The transition to these new cryptographic standards will likely involve a complex and phased approach. For Bitcoin, this could entail:

• Soft Forks and Hard Forks: Network upgrades, potentially through soft forks or more disruptive hard forks, might be necessary to implement new signature schemes or address formats that are quantum-resistant.
• New Wallet Standards: Users will need to migrate their holdings to new wallet types that support quantum-resistant cryptography. This process will require clear guidance and user-friendly tools to minimize risks.
• Incentive Mechanisms: Developers may need to create incentive structures to encourage users and custodians to migrate their funds to quantum-safe addresses.

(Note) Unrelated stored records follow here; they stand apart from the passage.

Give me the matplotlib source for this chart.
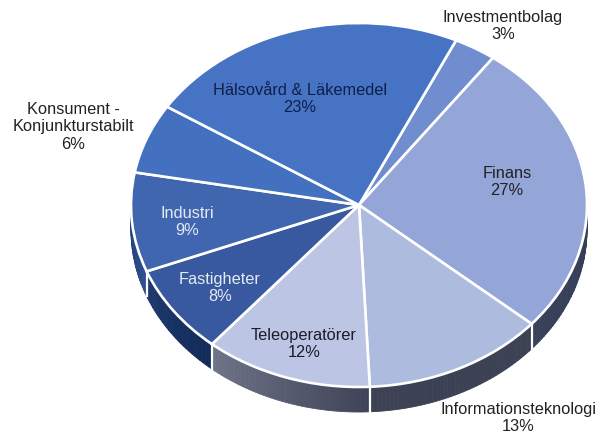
import numpy as np
import matplotlib
matplotlib.use("Agg")
import matplotlib.pyplot as plt
from matplotlib.colors import to_rgb

plt.rcParams['font.family'] = ['Liberation Sans', 'DejaVu Sans']

W, H = 612, 435
CX, CY, RX, RY = 359, 206, 228, 182
DEPTH = 25 / RY

# data
names = ["Investmentbolag", "Finans", "Informationsteknologi", "Teleoperatörer",
         "Fastigheter", "Industri", "Konsument -\nKonjunkturstabilt", "Hälsovård & Läkemedel"]
shares = [3, 27, 13, 12, 8, 9, 6, 23]
# slice sizes as measured on the picture, the printed labels are rounded
slice_sizes = [3.0, 26.3, 12.9, 11.9, 7.9, 8.8, 6.2, 22.9]
top_colors = ["#6f8dcf", "#94a6d8", "#adbbdf", "#bcc6e4", "#38589f", "#3f66ae", "#4470c0", "#4673c4"]
wall_from = ["#3c4560", "#2f3752", "#3c4254", "#3f4358", "#122a58", "#2c4f8c", "#4470c0", "#4673c4"]
wall_to = ["#3c4560", "#39415a", "#3c4254", "#70758a", "#1f3a70", "#1f3a70", "#4470c0", "#4673c4"]
label_colors = ["#222222", "#222222", "#222222", "#1c1c28", "#e4eaf4", "#e4eaf4", "#222222", "#0f1f4a"]
label_xy = [(503, 26), (507, 182), (518, 418), (304, 344), (220, 288), (187, 222), (73, 127), (300, 99)]

START = 64.8

fig = plt.figure(figsize=(W / 100, H / 100), dpi=100)
ax = fig.add_axes([0, 0, 1, 1])

# side wall, slice by slice, thin steps so the shade can run along the rim
total = sum(slice_sizes)
bounds = START - np.cumsum([0] + slice_sizes) * 360 / total
for i in range(len(slice_sizes)):
    a0, a1 = bounds[i], bounds[i + 1]
    steps = max(int(a0 - a1), 1)
    edges = np.linspace(a0, a1, steps + 1)
    c0, c1 = np.array(to_rgb(wall_from[i])), np.array(to_rgb(wall_to[i]))
    for k in range(steps):
        c = c0 + (c1 - c0) * k / steps
        t = np.radians(np.linspace(edges[k], edges[k + 1], 4))
        xs = np.cos(t)
        ys = np.sin(t)
        ax.fill(np.r_[xs, xs[::-1]], np.r_[ys, ys[::-1] - DEPTH], color=c, lw=0.6, zorder=1)

# white seams on the wall
for a in bounds[:-1]:
    t = np.radians(a)
    if np.sin(t) < 0:
        ax.plot([np.cos(t)] * 2, [np.sin(t), np.sin(t) - DEPTH], color="white", lw=1.6, zorder=2)

wedges, _ = ax.pie(slice_sizes, startangle=START, counterclock=False, colors=top_colors, radius=1,
                   wedgeprops=dict(edgecolor="white", linewidth=1.9, zorder=3))

ax.set_aspect("auto")
ax.set_xlim(-CX / RX, (W - CX) / RX)
ax.set_ylim(-(H - CY) / RY, CY / RY)
ax.axis("off")

for name, share, col, (x, y) in zip(names, shares, label_colors, label_xy):
    ax.text(x / W, 1 - y / H, f"{name}\n{share}%", transform=ax.transAxes, ha="center", va="center",
            fontsize=11.8, color=col, linespacing=1.2, zorder=5)

fig.savefig("out.png", dpi=100)
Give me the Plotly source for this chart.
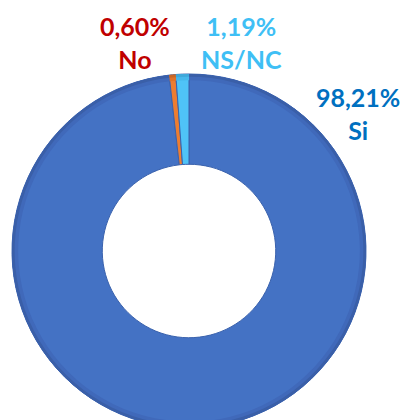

The proactive research and development in quantum-resistant cryptography are crucial. While the exact timeline for the emergence of cryptographically relevant quantum computers remains uncertain, the potential impact is too significant to ignore. The ongoing dialogue within the Bitcoin community, alongside the efforts of other blockchain networks, will shape the future resilience of the digital asset ecosystem. The challenge is not just technological but also organizational, requiring a collective effort to secure the future of decentralized finance in the face of unprecedented computational advancements. The current analysis from Glassnode serves as a vital call to action, emphasizing that preparedness today is paramount to safeguarding digital wealth tomorrow.